▶ OBJECTIVE: Starting at the first line of the listing below, retype each line up to and including the one that contains "const years = ['2020', '2019'];". Leave pictures out.

━━━

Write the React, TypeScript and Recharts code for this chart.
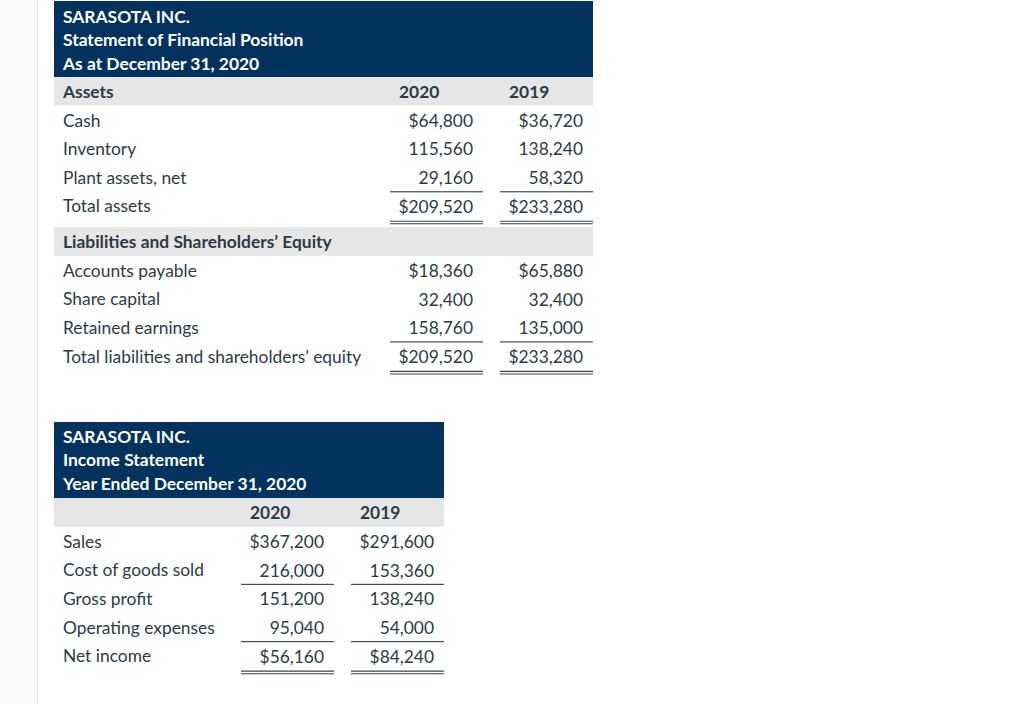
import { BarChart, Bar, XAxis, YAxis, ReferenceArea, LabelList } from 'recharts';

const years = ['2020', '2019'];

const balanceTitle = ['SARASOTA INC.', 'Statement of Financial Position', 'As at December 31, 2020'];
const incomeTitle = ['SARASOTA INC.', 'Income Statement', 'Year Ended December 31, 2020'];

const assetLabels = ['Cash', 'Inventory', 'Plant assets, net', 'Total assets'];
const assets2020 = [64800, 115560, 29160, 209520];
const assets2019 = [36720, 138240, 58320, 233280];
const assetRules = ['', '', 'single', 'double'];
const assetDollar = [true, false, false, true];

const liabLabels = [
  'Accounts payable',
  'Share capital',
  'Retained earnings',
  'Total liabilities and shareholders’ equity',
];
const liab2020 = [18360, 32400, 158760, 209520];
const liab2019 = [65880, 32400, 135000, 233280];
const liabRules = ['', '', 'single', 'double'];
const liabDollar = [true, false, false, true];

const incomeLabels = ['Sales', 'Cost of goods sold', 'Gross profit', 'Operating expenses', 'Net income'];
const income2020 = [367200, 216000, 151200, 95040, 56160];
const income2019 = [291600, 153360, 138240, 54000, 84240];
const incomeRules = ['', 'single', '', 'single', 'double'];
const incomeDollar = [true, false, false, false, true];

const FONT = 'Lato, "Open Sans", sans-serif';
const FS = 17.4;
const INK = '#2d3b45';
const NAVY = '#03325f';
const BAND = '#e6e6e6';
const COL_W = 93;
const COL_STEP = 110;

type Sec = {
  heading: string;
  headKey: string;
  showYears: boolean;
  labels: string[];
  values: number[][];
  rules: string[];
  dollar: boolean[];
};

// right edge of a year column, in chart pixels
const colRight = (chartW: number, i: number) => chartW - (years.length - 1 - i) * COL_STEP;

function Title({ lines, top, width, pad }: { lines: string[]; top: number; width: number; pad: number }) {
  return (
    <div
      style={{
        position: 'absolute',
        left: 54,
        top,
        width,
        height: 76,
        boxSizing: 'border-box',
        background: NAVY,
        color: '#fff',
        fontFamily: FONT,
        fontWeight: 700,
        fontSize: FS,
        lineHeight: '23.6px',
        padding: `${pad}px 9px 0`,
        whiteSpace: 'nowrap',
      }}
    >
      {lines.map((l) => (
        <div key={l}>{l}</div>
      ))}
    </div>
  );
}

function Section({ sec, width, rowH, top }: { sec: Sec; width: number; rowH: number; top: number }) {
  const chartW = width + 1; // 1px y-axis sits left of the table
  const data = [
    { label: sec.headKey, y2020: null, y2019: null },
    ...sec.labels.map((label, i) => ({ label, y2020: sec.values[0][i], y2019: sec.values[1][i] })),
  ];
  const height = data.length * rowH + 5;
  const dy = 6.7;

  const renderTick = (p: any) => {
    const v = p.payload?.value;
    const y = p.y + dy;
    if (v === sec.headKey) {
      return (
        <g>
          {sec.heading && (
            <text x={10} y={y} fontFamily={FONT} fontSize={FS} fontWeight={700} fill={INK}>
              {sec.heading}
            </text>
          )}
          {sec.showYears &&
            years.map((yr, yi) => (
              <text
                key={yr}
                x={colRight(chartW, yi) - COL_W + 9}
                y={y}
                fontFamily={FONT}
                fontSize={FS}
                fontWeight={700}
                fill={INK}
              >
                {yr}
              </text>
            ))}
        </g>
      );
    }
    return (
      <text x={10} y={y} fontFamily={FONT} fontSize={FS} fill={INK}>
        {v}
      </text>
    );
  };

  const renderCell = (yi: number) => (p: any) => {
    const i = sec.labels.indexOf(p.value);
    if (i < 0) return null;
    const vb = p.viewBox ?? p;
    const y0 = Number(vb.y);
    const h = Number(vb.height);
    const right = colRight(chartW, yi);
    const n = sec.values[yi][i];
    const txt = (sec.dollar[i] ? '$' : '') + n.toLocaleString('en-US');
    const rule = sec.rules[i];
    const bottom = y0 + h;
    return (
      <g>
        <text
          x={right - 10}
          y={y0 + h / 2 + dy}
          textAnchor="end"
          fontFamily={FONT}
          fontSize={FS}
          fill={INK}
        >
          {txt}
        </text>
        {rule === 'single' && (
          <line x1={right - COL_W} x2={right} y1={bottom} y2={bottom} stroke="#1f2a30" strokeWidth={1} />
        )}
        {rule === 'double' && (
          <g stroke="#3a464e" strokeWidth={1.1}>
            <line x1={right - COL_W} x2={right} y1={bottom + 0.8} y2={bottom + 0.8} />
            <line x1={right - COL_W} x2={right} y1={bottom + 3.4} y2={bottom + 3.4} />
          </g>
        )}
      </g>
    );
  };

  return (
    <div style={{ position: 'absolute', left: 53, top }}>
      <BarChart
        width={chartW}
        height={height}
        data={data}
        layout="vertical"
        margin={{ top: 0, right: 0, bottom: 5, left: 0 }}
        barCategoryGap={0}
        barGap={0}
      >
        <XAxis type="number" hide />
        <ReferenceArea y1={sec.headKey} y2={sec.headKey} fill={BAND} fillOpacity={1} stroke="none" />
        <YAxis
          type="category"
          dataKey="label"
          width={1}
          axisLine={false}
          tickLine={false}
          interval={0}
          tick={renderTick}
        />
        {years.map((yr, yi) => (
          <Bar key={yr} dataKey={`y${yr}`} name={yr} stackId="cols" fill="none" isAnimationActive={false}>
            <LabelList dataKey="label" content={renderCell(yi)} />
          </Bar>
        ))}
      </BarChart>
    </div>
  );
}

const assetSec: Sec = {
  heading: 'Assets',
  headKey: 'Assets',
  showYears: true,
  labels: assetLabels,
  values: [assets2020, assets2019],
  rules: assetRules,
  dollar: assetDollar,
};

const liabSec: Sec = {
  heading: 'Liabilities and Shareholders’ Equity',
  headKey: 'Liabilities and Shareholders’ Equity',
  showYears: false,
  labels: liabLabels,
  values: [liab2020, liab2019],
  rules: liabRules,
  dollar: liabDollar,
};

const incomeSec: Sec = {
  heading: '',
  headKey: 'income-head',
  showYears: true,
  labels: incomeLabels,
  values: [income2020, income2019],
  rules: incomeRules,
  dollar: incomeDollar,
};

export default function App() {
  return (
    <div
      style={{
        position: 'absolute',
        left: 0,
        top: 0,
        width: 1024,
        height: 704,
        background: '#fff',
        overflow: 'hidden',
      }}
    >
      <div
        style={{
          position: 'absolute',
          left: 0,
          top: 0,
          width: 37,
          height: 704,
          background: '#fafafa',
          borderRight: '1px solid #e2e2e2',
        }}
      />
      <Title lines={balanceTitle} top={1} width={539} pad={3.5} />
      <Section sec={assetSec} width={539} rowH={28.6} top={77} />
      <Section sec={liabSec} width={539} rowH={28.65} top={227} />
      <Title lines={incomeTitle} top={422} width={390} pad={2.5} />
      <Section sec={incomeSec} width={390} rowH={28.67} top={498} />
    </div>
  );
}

━━━

▶ ANSWER IN FULL:
Write the React, TypeScript and Recharts code for this chart.
import { BarChart, Bar, XAxis, YAxis, ReferenceArea, LabelList } from 'recharts';

const years = ['2020', '2019'];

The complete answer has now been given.